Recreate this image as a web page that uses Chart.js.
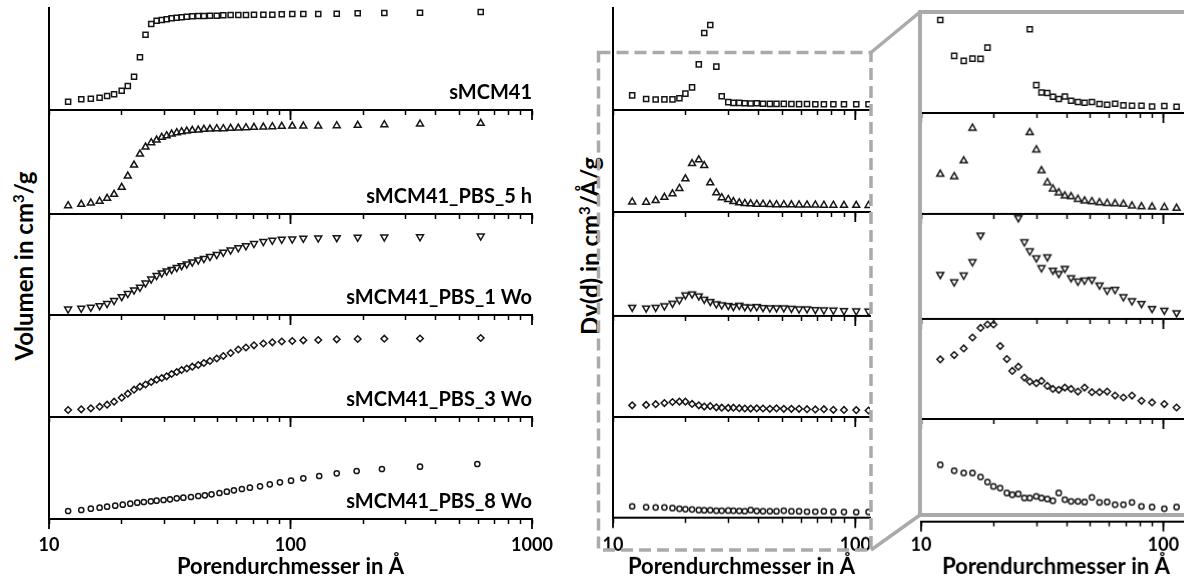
<!DOCTYPE html>
<html>
<head>
<meta charset="utf-8">
<script src="https://cdn.jsdelivr.net/npm/chart.js@4.4.1/dist/chart.umd.min.js"></script>
<style>
html, body { margin: 0; padding: 0; background: #fff; }
#fig { position: relative; width: 1184px; height: 581px; overflow: hidden; font-family: Lato, sans-serif; }
#fig canvas { position: absolute; }
.ytitle { position: absolute; transform: translate(-50%, -50%) rotate(-90deg); white-space: nowrap;
          font-weight: bold; font-size: 24px; color: #000; }
.ytitle sup { font-size: 0.62em; }
#frames { position: absolute; left: 0; top: 0; z-index: 5; }
</style>
</head>
<body>
<div id="fig">
  <div class="ytitle" style="left:23px; top:266px">Volumen in cm<sup>3</sup>/g</div>
  <div class="ytitle" style="left:589px; top:246px">Dv(d) in cm<sup>3</sup>/&#197;/g</div>
  <svg id="frames" width="1184" height="581">
    <rect x="598.5" y="52.5" width="272.5" height="497.5" fill="none" stroke="#aaaaaa" stroke-width="3.5" stroke-dasharray="12 6"/>
    <rect x="920" y="12" width="320" height="503" fill="none" stroke="#aaaaaa" stroke-width="4"/>
    <line x1="871" y1="52.5" x2="920" y2="12" stroke="#aaaaaa" stroke-width="3.5"/>
    <line x1="871" y1="550" x2="920" y2="515" stroke="#aaaaaa" stroke-width="3.5"/>
  </svg>
</div>
<script>
// pore diameters (Å) of the isotherm-derived points
const poreIso = [12.0, 13.6, 14.9, 16.2, 17.4, 18.6, 20.0, 21.2, 22.5, 23.8, 25.1, 26.5, 27.9, 29.3, 30.7,
  32.2, 33.8, 35.4, 37.2, 39.2, 41.5, 43.8, 46.4, 49.5, 52.7, 56.5, 60.8, 65.4, 70.6, 77.2, 84.1, 92.0,
  101.7, 113.0, 130.3, 155.4, 189.8, 244.6, 343.8, 613.3];
const poreIso8 = [12.0, 13.6, 14.9, 16.2, 17.4, 18.8, 20.2, 21.7, 23.2, 24.7, 26.4, 27.9, 29.8, 31.7, 33.8,
  36.0, 38.7, 41.5, 44.2, 47.1, 50.8, 54.5, 58.3, 62.9, 67.9, 74.8, 82.1, 90.4, 100.5, 113.0, 131.5, 155.4,
  187.9, 239.1, 343.8, 593.6];

// cumulative volume (relative units per panel)
const volSMCM41 = [8.3, 10.7, 11.3, 12.3, 14, 15.7, 19.3, 24, 33.3, 52.7, 75.3, 86, 89.3, 90, 90.7, 91.7, 92.3,
  92.7, 93.3, 93.7, 94, 94, 94.3, 94.3, 94.7, 95, 95, 95, 95.3, 95.3, 95.3, 95.7, 96, 96, 96, 96.3, 96.7, 97, 97.3, 98];
const vol5h = [8.3, 9.7, 11, 12.7, 15.7, 19.7, 26.7, 38, 49, 60, 67, 71.3, 74, 76.7, 78.3, 80, 81.3, 82.3, 83,
  83.7, 84, 84.7, 85, 85.3, 85.3, 85.7, 86, 86.3, 86.7, 87, 87.3, 87.7, 88, 88, 88, 88.3, 88.7, 89.3, 90, 90.7];
const vol1Wo = [6, 6.7, 7.7, 9.3, 11.5, 14.5, 18.3, 21.5, 25, 27.7, 32, 36, 39.5, 42, 44, 45.5, 47.5, 49.3, 51,
  53, 55, 56.5, 58.5, 60.5, 62.7, 65, 67.2, 69.2, 71.4, 73.5, 74.7, 75.7, 76, 76.7, 77, 77.3, 77.7, 78, 78.2, 79];
const vol3Wo = [7, 7.7, 8.7, 10.3, 12.3, 15.3, 19.3, 23.3, 27.3, 30.3, 32.5, 35, 37.3, 39, 40.7, 43, 45, 47,
  48.5, 50.3, 52, 54, 56, 58.5, 61, 64, 67.5, 69.5, 71.7, 73.5, 74.7, 75.5, 76, 76.7, 77, 77.7, 78, 78.3, 78.5, 79];
const vol8Wo = [8, 9, 10.3, 11.3, 12.3, 13.3, 14.3, 15.3, 16.3, 17, 17.7, 18.3, 19, 19.7, 20.7, 21.3, 22, 23,
  23.7, 24.7, 26, 27.3, 28.7, 30, 31.3, 32.7, 34.7, 36.7, 38.3, 40.7, 43, 45.7, 48, 50, 52.3, 55];

// pore size distribution
const porePsd = [12.0, 13.7, 15.0, 16.3, 17.6, 18.8, 19.9, 21.2, 22.6, 23.8, 25.2, 26.7, 28.1, 29.9, 31.4, 33.2,
  35.0, 37.0, 39.2, 41.6, 44.4, 47.3, 50.7, 54.5, 58.6, 63.2, 68.4, 74.2, 81.2, 89.8, 100.9, 113.4];
const dvSMCM41 = [14.67, 10.95, 10.43, 10.67, 10.64, 11.81, 16.33, 22.67, 45.67, 77, 85, 43.33, 13.71, 7.92, 7.16,
  7.10, 6.71, 6.48, 6.74, 6.30, 6.17, 6.09, 6.17, 5.96, 5.89, 5.99, 5.82, 5.78, 5.78, 5.71, 5.75, 5.68];
const dv5h = [10.10, 9.86, 11.46, 14.79, 18.3, 23.6, 33.3, 48.6, 52.3, 46.6, 29.3, 19.3, 14.35, 12.58, 10.47, 9.24,
  8.60, 8.22, 7.89, 7.82, 7.55, 7.38, 7.31, 7.20, 7.14, 7.10, 7.04, 6.87, 6.79, 6.76, 6.73, 6.63];
const dv1Wo = [8.65, 7.89, 8.58, 9.95, 12.68, 16, 21, 22, 20, 16.7, 14.46, 12.0, 11.07, 10.36, 9.33, 10.46, 9.09,
  8.76, 9.27, 8.31, 7.97, 8.07, 8.14, 7.56, 7.04, 7.12, 6.36, 5.95, 5.68, 5.17, 4.99, 4.72];
const dv3Wo = [11.68, 12.14, 12.85, 14.02, 15.04, 15.41, 15.41, 13.10, 11.71, 10.44, 10.90, 9.73, 9.30, 9.13, 9.37,
  8.84, 8.52, 8.42, 8.66, 8.52, 8.24, 8.66, 8.17, 8.17, 8.24, 7.81, 7.60, 7.81, 7.25, 7.07, 6.90, 6.53];
const dv8Wo = [11.61, 10.82, 10.52, 10.52, 9.99, 9.33, 8.76, 8.54, 7.89, 7.66, 7.76, 7.23, 7.23, 7.44, 7.23, 7.10,
  6.87, 7.89, 7.01, 6.78, 6.78, 6.70, 7.31, 6.65, 6.70, 6.35, 6.35, 6.65, 6.12, 6.04, 5.82, 6.04];

const samples = ['sMCM41', 'sMCM41_PBS_5 h', 'sMCM41_PBS_1 Wo', 'sMCM41_PBS_3 Wo', 'sMCM41_PBS_8 Wo'];
const isoTicks = [10, 20, 30, 40, 50, 60, 70, 80, 90, 100, 200, 300, 400, 500, 600, 700, 800, 900, 1000];
const psdTicks = [10, 20, 30, 40, 50, 60, 70, 80, 90, 100];
const tickLabels = [10, 100, 1000];
// y window of the zoomed panel, same units as the dv arrays
const zoomMin = [5.03, 6.05, 4.1, 5.3, 4.15];
const zoomMax = [15.5, 16.33, 14.84, 16.0, 17.62];

const isoSeries = [[poreIso, volSMCM41], [poreIso, vol5h], [poreIso, vol1Wo], [poreIso, vol3Wo], [poreIso8, vol8Wo]];
const psdSeries = [dvSMCM41, dv5h, dv1Wo, dv3Wo, dv8Wo];

const markers = [
  { pointStyle: 'rect', radius: 3.6, rotation: 0 },
  { pointStyle: 'triangle', radius: 4, rotation: 0 },
  { pointStyle: 'triangle', radius: 4, rotation: 180 },
  { pointStyle: 'rectRot', radius: 3.3, rotation: 0 },
  { pointStyle: 'circle', radius: 2.6, rotation: 0 }
];

const FONT = 'Lato';

// longer tick marks at the decades
const decadeTicks = {
  id: 'decadeTicks',
  afterDraw(chart) {
    const s = chart.scales.x, ctx = chart.ctx;
    ctx.save();
    ctx.strokeStyle = '#000';
    ctx.lineWidth = 1.8;
    tickLabels.forEach(v => {
      if (v < s.min || v > s.max) return;
      const px = s.getPixelForValue(v);
      ctx.beginPath();
      ctx.moveTo(px, s.top);
      ctx.lineTo(px, s.top + 10);
      ctx.stroke();
    });
    ctx.restore();
  }
};

const sampleLabel = {
  id: 'sampleLabel',
  afterDraw(chart, args, opts) {
    if (!opts.text) return;
    const { ctx, chartArea: a } = chart;
    ctx.save();
    ctx.font = 'bold 20px ' + FONT;
    ctx.fillStyle = '#000';
    ctx.textAlign = 'right';
    ctx.textBaseline = 'alphabetic';
    ctx.fillText(opts.text, a.right, a.bottom - 11);
    ctx.restore();
  }
};

const fig = document.getElementById('fig');

function bandChart(o) {
  const padL = 30, padR = 30, padT = 12;
  const axisH = o.isBottom ? (581 - o.bottom) : 12;
  const w = o.x1 - o.x0 + padL + padR;
  const h = padT + (o.bottom - o.top) + axisH;
  const cv = document.createElement('canvas');
  cv.width = w; cv.height = h;
  cv.style.left = (o.x0 - padL) + 'px';
  cv.style.top = (o.top - padT) + 'px';
  cv.style.width = w + 'px'; cv.style.height = h + 'px';
  fig.appendChild(cv);

  new Chart(cv, {
    type: 'scatter',
    data: {
      datasets: [{
        data: o.xs.map((x, i) => ({ x: x, y: o.ys[i] })),
        pointStyle: o.marker.pointStyle,
        pointRadius: o.marker.radius,
        rotation: o.marker.rotation,
        borderColor: '#151515',
        backgroundColor: 'rgba(0,0,0,0)',
        pointBorderWidth: 1.5
      }]
    },
    options: {
      responsive: false,
      animation: false,
      events: [],
      layout: { padding: { left: padL, right: padR, top: padT, bottom: 0 }, autoPadding: false },
      plugins: {
        legend: { display: false },
        tooltip: { enabled: false },
        sampleLabel: { text: o.label || '' }
      },
      scales: {
        x: {
          type: 'logarithmic',
          min: 10,
          max: o.xmax,
          afterBuildTicks: s => { s.ticks = o.ticks.filter(v => v <= o.xmax).map(v => ({ value: v })); },
          afterFit: s => { s.height = axisH; s.paddingLeft = 0; s.paddingRight = 0; },
          grid: { display: true, drawOnChartArea: false, drawTicks: true, tickLength: 5, tickWidth: 1.5, tickColor: '#000' },
          border: { display: true, color: '#000', width: 2 },
          ticks: {
            display: o.isBottom, autoSkip: false, maxRotation: 0, padding: 545 - o.bottom - 15.8,
            color: '#000', font: { family: FONT, weight: 'bold', size: 18 },
            callback: v => tickLabels.includes(v) ? String(v) : ''
          },
          title: {
            display: o.isBottom, text: 'Porendurchmesser in Å', color: '#000',
            font: { family: FONT, weight: 'bold', size: 22 }, padding: { top: 0, bottom: 1 }
          }
        },
        y: {
          type: 'linear',
          min: o.ymin,
          max: o.ymax,
          afterFit: s => { s.width = 0; s.paddingTop = 0; s.paddingBottom = 0; },
          grid: { display: false, drawTicks: false },
          ticks: { display: false },
          border: { display: o.yAxis, color: '#000', width: 2 }
        }
      }
    },
    plugins: [decadeTicks, sampleLabel]
  });
}

const leftPanel = { x0: 49, x1: 532, xmax: 1000, ticks: isoTicks, edges: [8, 110, 214, 315, 417, 519], yAxis: true };
const midPanel = { x0: 613, x1: 870.4, xmax: 115, ticks: psdTicks, edges: [8, 110, 212.3, 316, 417.3, 518.3], yAxis: true };
const zoomPanel = { x0: 921, x1: 1190.6, xmax: 130, ticks: psdTicks, edges: [12, 113.3, 214, 318.7, 419.3, 521.7], yAxis: false };

for (let k = 0; k < 5; k++) {
  const isBottom = k === 4;
  let p = leftPanel;
  bandChart({ x0: p.x0, x1: p.x1, xmax: p.xmax, ticks: p.ticks, top: p.edges[k], bottom: p.edges[k + 1],
    ymin: 0, ymax: p.edges[k + 1] - p.edges[k], xs: isoSeries[k][0], ys: isoSeries[k][1],
    marker: markers[k], isBottom: isBottom, yAxis: p.yAxis, label: samples[k] });

  p = midPanel;
  bandChart({ x0: p.x0, x1: p.x1, xmax: p.xmax, ticks: p.ticks, top: p.edges[k], bottom: p.edges[k + 1],
    ymin: 0, ymax: p.edges[k + 1] - p.edges[k], xs: porePsd, ys: psdSeries[k],
    marker: markers[k], isBottom: isBottom, yAxis: p.yAxis });

  p = zoomPanel;
  bandChart({ x0: p.x0, x1: p.x1, xmax: p.xmax, ticks: p.ticks, top: p.edges[k], bottom: p.edges[k + 1],
    ymin: zoomMin[k], ymax: zoomMax[k], xs: porePsd, ys: psdSeries[k],
    marker: markers[k], isBottom: isBottom, yAxis: p.yAxis });
}
</script>
</body>
</html>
-------------------------
- Task goal -
Please extract exactly the lines of the data, from the first through the line containing "187.9, 239.1, 343.8, 593.6];", and add no pictures to the copy.

- Response to the task -
Recreate this image as a web page that uses Chart.js.
<!DOCTYPE html>
<html>
<head>
<meta charset="utf-8">
<script src="https://cdn.jsdelivr.net/npm/chart.js@4.4.1/dist/chart.umd.min.js"></script>
<style>
html, body { margin: 0; padding: 0; background: #fff; }
#fig { position: relative; width: 1184px; height: 581px; overflow: hidden; font-family: Lato, sans-serif; }
#fig canvas { position: absolute; }
.ytitle { position: absolute; transform: translate(-50%, -50%) rotate(-90deg); white-space: nowrap;
          font-weight: bold; font-size: 24px; color: #000; }
.ytitle sup { font-size: 0.62em; }
#frames { position: absolute; left: 0; top: 0; z-index: 5; }
</style>
</head>
<body>
<div id="fig">
  <div class="ytitle" style="left:23px; top:266px">Volumen in cm<sup>3</sup>/g</div>
  <div class="ytitle" style="left:589px; top:246px">Dv(d) in cm<sup>3</sup>/&#197;/g</div>
  <svg id="frames" width="1184" height="581">
    <rect x="598.5" y="52.5" width="272.5" height="497.5" fill="none" stroke="#aaaaaa" stroke-width="3.5" stroke-dasharray="12 6"/>
    <rect x="920" y="12" width="320" height="503" fill="none" stroke="#aaaaaa" stroke-width="4"/>
    <line x1="871" y1="52.5" x2="920" y2="12" stroke="#aaaaaa" stroke-width="3.5"/>
    <line x1="871" y1="550" x2="920" y2="515" stroke="#aaaaaa" stroke-width="3.5"/>
  </svg>
</div>
<script>
// pore diameters (Å) of the isotherm-derived points
const poreIso = [12.0, 13.6, 14.9, 16.2, 17.4, 18.6, 20.0, 21.2, 22.5, 23.8, 25.1, 26.5, 27.9, 29.3, 30.7,
  32.2, 33.8, 35.4, 37.2, 39.2, 41.5, 43.8, 46.4, 49.5, 52.7, 56.5, 60.8, 65.4, 70.6, 77.2, 84.1, 92.0,
  101.7, 113.0, 130.3, 155.4, 189.8, 244.6, 343.8, 613.3];
const poreIso8 = [12.0, 13.6, 14.9, 16.2, 17.4, 18.8, 20.2, 21.7, 23.2, 24.7, 26.4, 27.9, 29.8, 31.7, 33.8,
  36.0, 38.7, 41.5, 44.2, 47.1, 50.8, 54.5, 58.3, 62.9, 67.9, 74.8, 82.1, 90.4, 100.5, 113.0, 131.5, 155.4,
  187.9, 239.1, 343.8, 593.6];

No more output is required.